Swój pierwszy wpis chciałbym poświęcić trenerowi WKS-u
czyli trenerowi Levy’emu. Piszę go głównie pod wpływem emocji po meczu Korona-
Śląsk. Mecz stał na niskim poziomie jeśli chodzi o kwestię sportową ale drużyny
a właściwie Korona walczył w tym meczu bardzo ostro.
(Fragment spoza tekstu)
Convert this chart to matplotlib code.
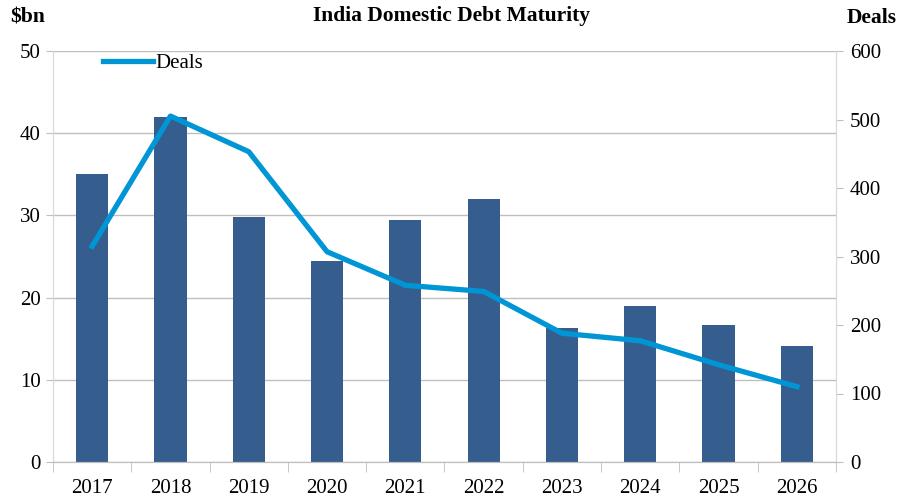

Chciałbym skupić się na decyzjach trenera Levy’ego
podczas wyboru 1 składu jak i zmianach w trakcie spotkania. Gdy zobaczyłem 1
skład Mistrzów Polski, patrzyłem z lekkim niedowierzaniem, Diaz w ataku chociaż
w meczu z Widzewem grał bardzo słabo, do tego koszmarny Stevanovic i Ostrowski,
który zawalił bramkę w meczu z Flotą. Przed 1 gwizdkiem byłem pełen obaw i
niestety moje obawy były uzasadnione. Korona starała się grać pressingiem i
chciała szybko odbierać piłkę a w Śląsku już na początku Ostrowski popełniał
błędy, był zawodnikiem niepewnym w swoich działaniach, na szczęście w całym
meczu Korona nie wykorzystała jego błędów. 2 z moich „pewniaków” czyli Diaz przez te 75 minut ponoć był na
boisku… ponoć bo ja zauważyłem go właściwie tylko raz, chwilę przed zmianą
zagrał za bramkę no i potem jeszcze widziałem go jak schodził z murawy. Na
koniec zostawiłem sobie największego „Asa” czy Stevanovicia… zawodnika, który w
całym meczu grał gorzej niż źle, każde jego zagranie było złe, masa niecelnych
podań, jedyne celne zagrania notował do tyłu lub do najbliższego partnera z
pomocy czyli Kaźmierczaka, a podsumowaniem jego gry był strzał z rzutu wolnego
w mur….
Jak widać opisałem jak grała 3 zawodników, których
miałem nadzieję nie widzieć w meczu Śląska, a jak na ich grę zareagował trener
Levy? Ostrowski- pełne spotkanie, Stevanovic- całe spotkanie i Diaz 75 minut i
naprawdę nie wiem jak można być aż tak ślepym na ławce… Mając do swojej
dyspozycji walecznych Gikiewicza czy Elsnera wolał trzymać przez 75 minut
niewidocznego Diaza i miał cierpliwość patrzeć przez 90 minut na beznadziejnego
Stevanovicia. Po tym spotkaniu mocno zwątpiłem w oko trenerskie czeskiego
szkoleniowca Śląska Wrocław. Co prawda mecz zakończył się niezłym wynikiem dla
Mistrzów Polski bo patrząc na grę to ten remis można uznać raczej za sukces niż
za porażkę. Z niepokojem czekam na kolejne spotkania WKS-u mam nadzieję, że
trener Levy wyciągnie wnioski i w końcu zacznie stawiać na graczy, którzy nie
zawodzą i wybije sobie z głowy przede wszystkim Stevanovicia.